• [What you are asked to do]
Quote all of the data that follows exactly as written, skipping the images.

• [Dataset extract]
— Start —
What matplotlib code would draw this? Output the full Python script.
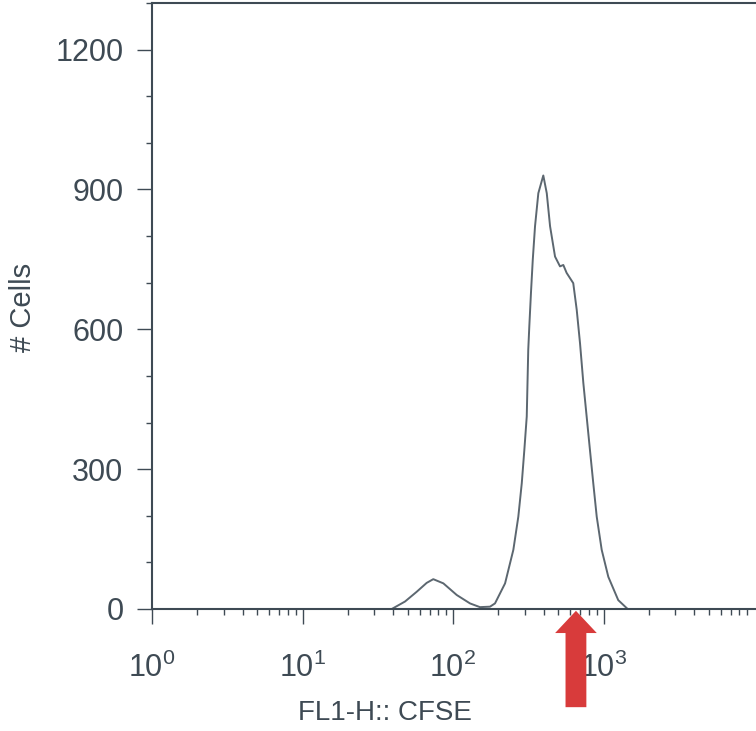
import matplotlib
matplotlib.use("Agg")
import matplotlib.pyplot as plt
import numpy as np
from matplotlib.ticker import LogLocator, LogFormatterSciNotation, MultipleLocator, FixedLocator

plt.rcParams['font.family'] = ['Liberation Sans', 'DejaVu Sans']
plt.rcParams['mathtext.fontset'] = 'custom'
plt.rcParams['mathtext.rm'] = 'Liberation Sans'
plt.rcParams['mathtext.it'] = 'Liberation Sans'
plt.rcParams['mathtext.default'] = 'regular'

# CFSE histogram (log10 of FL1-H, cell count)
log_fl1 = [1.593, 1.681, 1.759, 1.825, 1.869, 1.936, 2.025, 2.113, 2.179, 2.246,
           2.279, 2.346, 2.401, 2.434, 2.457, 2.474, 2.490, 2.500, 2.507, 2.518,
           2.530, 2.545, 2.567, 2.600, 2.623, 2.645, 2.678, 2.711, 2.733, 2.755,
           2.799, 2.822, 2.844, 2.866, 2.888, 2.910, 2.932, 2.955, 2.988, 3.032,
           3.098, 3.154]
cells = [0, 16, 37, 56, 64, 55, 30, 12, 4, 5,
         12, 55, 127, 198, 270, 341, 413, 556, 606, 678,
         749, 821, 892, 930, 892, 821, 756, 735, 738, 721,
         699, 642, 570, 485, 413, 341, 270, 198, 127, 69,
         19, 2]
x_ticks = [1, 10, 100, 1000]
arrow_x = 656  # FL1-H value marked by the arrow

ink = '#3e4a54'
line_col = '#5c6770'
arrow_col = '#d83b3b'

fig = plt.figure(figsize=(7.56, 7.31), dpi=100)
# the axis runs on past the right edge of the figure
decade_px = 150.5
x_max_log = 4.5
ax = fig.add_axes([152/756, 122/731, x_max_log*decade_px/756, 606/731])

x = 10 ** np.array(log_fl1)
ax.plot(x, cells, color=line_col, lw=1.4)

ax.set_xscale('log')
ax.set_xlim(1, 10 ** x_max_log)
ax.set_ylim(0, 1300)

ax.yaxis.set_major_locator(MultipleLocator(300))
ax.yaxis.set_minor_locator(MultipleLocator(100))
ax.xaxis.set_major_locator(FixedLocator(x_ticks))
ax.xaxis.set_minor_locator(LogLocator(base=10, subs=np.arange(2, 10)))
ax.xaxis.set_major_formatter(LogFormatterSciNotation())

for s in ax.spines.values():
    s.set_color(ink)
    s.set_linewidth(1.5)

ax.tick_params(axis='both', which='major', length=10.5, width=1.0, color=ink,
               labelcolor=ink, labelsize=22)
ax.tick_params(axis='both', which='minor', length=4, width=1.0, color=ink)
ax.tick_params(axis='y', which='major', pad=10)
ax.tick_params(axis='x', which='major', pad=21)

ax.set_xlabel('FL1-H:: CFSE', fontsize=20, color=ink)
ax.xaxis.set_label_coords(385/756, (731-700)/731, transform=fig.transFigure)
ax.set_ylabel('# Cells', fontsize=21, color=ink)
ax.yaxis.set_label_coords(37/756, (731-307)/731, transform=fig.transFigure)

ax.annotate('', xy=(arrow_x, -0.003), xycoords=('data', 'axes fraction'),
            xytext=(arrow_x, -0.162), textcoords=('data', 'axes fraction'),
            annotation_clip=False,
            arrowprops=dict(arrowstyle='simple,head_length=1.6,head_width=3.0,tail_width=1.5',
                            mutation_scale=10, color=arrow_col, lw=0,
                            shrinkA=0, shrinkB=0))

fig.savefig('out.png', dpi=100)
— End —
• [Written solution]
What matplotlib code would draw this? Output the full Python script.
import matplotlib
matplotlib.use("Agg")
import matplotlib.pyplot as plt
import numpy as np
from matplotlib.ticker import LogLocator, LogFormatterSciNotation, MultipleLocator, FixedLocator

plt.rcParams['font.family'] = ['Liberation Sans', 'DejaVu Sans']
plt.rcParams['mathtext.fontset'] = 'custom'
plt.rcParams['mathtext.rm'] = 'Liberation Sans'
plt.rcParams['mathtext.it'] = 'Liberation Sans'
plt.rcParams['mathtext.default'] = 'regular'

# CFSE histogram (log10 of FL1-H, cell count)
log_fl1 = [1.593, 1.681, 1.759, 1.825, 1.869, 1.936, 2.025, 2.113, 2.179, 2.246,
           2.279, 2.346, 2.401, 2.434, 2.457, 2.474, 2.490, 2.500, 2.507, 2.518,
           2.530, 2.545, 2.567, 2.600, 2.623, 2.645, 2.678, 2.711, 2.733, 2.755,
           2.799, 2.822, 2.844, 2.866, 2.888, 2.910, 2.932, 2.955, 2.988, 3.032,
           3.098, 3.154]
cells = [0, 16, 37, 56, 64, 55, 30, 12, 4, 5,
         12, 55, 127, 198, 270, 341, 413, 556, 606, 678,
         749, 821, 892, 930, 892, 821, 756, 735, 738, 721,
         699, 642, 570, 485, 413, 341, 270, 198, 127, 69,
         19, 2]
x_ticks = [1, 10, 100, 1000]
arrow_x = 656  # FL1-H value marked by the arrow

ink = '#3e4a54'
line_col = '#5c6770'
arrow_col = '#d83b3b'

fig = plt.figure(figsize=(7.56, 7.31), dpi=100)
# the axis runs on past the right edge of the figure
decade_px = 150.5
x_max_log = 4.5
ax = fig.add_axes([152/756, 122/731, x_max_log*decade_px/756, 606/731])

x = 10 ** np.array(log_fl1)
ax.plot(x, cells, color=line_col, lw=1.4)

ax.set_xscale('log')
ax.set_xlim(1, 10 ** x_max_log)
ax.set_ylim(0, 1300)

ax.yaxis.set_major_locator(MultipleLocator(300))
ax.yaxis.set_minor_locator(MultipleLocator(100))
ax.xaxis.set_major_locator(FixedLocator(x_ticks))
ax.xaxis.set_minor_locator(LogLocator(base=10, subs=np.arange(2, 10)))
ax.xaxis.set_major_formatter(LogFormatterSciNotation())

for s in ax.spines.values():
    s.set_color(ink)
    s.set_linewidth(1.5)

ax.tick_params(axis='both', which='major', length=10.5, width=1.0, color=ink,
               labelcolor=ink, labelsize=22)
ax.tick_params(axis='both', which='minor', length=4, width=1.0, color=ink)
ax.tick_params(axis='y', which='major', pad=10)
ax.tick_params(axis='x', which='major', pad=21)

ax.set_xlabel('FL1-H:: CFSE', fontsize=20, color=ink)
ax.xaxis.set_label_coords(385/756, (731-700)/731, transform=fig.transFigure)
ax.set_ylabel('# Cells', fontsize=21, color=ink)
ax.yaxis.set_label_coords(37/756, (731-307)/731, transform=fig.transFigure)

ax.annotate('', xy=(arrow_x, -0.003), xycoords=('data', 'axes fraction'),
            xytext=(arrow_x, -0.162), textcoords=('data', 'axes fraction'),
            annotation_clip=False,
            arrowprops=dict(arrowstyle='simple,head_length=1.6,head_width=3.0,tail_width=1.5',
                            mutation_scale=10, color=arrow_col, lw=0,
                            shrinkA=0, shrinkB=0))

fig.savefig('out.png', dpi=100)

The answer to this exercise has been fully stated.